6. Massive consolidation
The Indian real estate sector has been consolidating for the past few years. With the onset of RERA, financially weak players found it difficult to adhere to compliance norms and were either going out of business or consolidating with larger players. The liquidity crisis further worsened the situation and a new wave of consolidation was kicked off. Survival of the fittest and financially strongest is the new norm in Indian real estate and we have witnessed a rise in the share of new launches by branded players. As per our research, the share of tier I developers in 2018 new launches was around 56% as compared to 41% in 2015. In 2019, this share increased as liquidity crisis hit the weaker players significantly.
This consolidation phase is likely to continue amidst the current COVID-19 outbreak and as we emerge from this pandemic, many weak players may cease to exist.
7. Consumer sentiments to dip further
Indian residential real estate has been grappling with subdued demand and low consumer sentiment for more than 3 years now. Structural changes and policy reforms including DeMo, RERA, GST, and IBC imbibed some confidence and consumers began to relook at this asset class. However, markets transformed to be enduser driven with sales dependent on buyers looking for self-use.
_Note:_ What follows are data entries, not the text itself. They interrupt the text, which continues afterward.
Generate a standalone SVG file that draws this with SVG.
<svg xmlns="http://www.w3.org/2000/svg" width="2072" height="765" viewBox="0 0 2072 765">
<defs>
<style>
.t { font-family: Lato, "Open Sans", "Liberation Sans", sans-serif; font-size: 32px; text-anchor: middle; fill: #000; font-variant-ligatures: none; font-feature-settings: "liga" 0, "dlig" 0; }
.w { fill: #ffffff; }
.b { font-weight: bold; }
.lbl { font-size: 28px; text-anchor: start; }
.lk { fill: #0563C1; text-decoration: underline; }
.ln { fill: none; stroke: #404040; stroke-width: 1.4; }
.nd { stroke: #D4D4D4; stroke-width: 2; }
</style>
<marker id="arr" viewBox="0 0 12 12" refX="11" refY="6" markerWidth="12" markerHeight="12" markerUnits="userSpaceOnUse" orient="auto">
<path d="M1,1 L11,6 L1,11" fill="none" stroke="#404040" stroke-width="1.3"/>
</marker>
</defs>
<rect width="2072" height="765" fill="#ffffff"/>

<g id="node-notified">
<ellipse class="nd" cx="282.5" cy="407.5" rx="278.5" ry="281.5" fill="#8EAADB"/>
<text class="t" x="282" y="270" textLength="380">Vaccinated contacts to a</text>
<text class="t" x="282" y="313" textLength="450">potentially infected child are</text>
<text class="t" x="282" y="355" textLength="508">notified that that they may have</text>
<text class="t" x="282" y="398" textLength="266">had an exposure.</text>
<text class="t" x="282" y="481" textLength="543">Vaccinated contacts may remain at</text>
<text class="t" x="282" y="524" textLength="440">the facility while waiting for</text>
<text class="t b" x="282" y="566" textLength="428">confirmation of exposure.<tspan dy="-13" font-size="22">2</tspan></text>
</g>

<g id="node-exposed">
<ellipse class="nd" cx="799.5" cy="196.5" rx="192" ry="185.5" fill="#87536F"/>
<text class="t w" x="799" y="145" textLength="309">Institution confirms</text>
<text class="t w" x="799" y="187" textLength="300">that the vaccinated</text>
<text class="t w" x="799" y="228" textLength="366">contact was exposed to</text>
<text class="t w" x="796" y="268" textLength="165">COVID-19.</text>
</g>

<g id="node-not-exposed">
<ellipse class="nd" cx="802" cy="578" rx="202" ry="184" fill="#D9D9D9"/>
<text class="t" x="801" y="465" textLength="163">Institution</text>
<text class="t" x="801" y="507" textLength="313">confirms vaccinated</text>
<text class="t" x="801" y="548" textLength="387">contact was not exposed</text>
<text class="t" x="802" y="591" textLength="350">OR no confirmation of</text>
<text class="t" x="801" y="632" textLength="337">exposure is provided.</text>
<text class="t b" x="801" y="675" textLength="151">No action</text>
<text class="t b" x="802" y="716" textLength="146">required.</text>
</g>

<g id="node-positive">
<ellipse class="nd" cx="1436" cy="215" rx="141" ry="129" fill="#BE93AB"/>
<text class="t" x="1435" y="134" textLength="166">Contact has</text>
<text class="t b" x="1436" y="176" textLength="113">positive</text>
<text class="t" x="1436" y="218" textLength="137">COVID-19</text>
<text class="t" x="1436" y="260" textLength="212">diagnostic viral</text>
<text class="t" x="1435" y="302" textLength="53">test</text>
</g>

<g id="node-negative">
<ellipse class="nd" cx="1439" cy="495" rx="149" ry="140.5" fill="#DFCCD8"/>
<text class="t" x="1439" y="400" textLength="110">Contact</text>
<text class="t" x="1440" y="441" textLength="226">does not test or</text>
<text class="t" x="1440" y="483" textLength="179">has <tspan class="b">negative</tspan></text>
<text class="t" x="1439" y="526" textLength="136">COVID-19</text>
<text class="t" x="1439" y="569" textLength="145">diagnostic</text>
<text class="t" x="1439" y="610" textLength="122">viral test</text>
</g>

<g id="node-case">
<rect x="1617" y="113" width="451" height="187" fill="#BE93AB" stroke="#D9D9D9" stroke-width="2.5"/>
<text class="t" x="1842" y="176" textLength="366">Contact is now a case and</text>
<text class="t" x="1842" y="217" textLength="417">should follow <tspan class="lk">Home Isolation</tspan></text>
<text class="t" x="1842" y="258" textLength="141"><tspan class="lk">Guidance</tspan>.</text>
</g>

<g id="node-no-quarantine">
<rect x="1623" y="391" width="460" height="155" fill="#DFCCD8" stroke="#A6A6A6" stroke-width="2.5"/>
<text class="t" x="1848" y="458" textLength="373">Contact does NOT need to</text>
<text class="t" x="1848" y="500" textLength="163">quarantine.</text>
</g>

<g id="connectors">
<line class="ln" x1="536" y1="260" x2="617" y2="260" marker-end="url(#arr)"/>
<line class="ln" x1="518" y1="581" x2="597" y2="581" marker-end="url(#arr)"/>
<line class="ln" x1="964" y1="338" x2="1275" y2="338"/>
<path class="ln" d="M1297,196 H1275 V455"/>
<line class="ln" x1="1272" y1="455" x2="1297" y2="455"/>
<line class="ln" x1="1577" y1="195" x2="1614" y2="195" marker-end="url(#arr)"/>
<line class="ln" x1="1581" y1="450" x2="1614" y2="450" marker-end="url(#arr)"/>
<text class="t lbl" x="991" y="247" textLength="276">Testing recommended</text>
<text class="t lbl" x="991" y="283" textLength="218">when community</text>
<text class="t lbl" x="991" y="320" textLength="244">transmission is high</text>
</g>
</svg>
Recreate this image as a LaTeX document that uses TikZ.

Amidst the current COVID-19 outbreak, consumer sentiments have been severely shattered not only due to the possibility of construction delays and decline in new launches, but also due to rising uncertainty on the overall economic growth. This is also visible in the stock market indices as fear of pandemic grapples the institutional and retail investors alike.
“In our opinion, consumer sentiments are likely to remain weak for the rest of the year 2020 unless India can contain the coronavirus within the stipulated lockdown period and also there is some amount of sector-specific economic revival package announced by the government,” observes Thakur.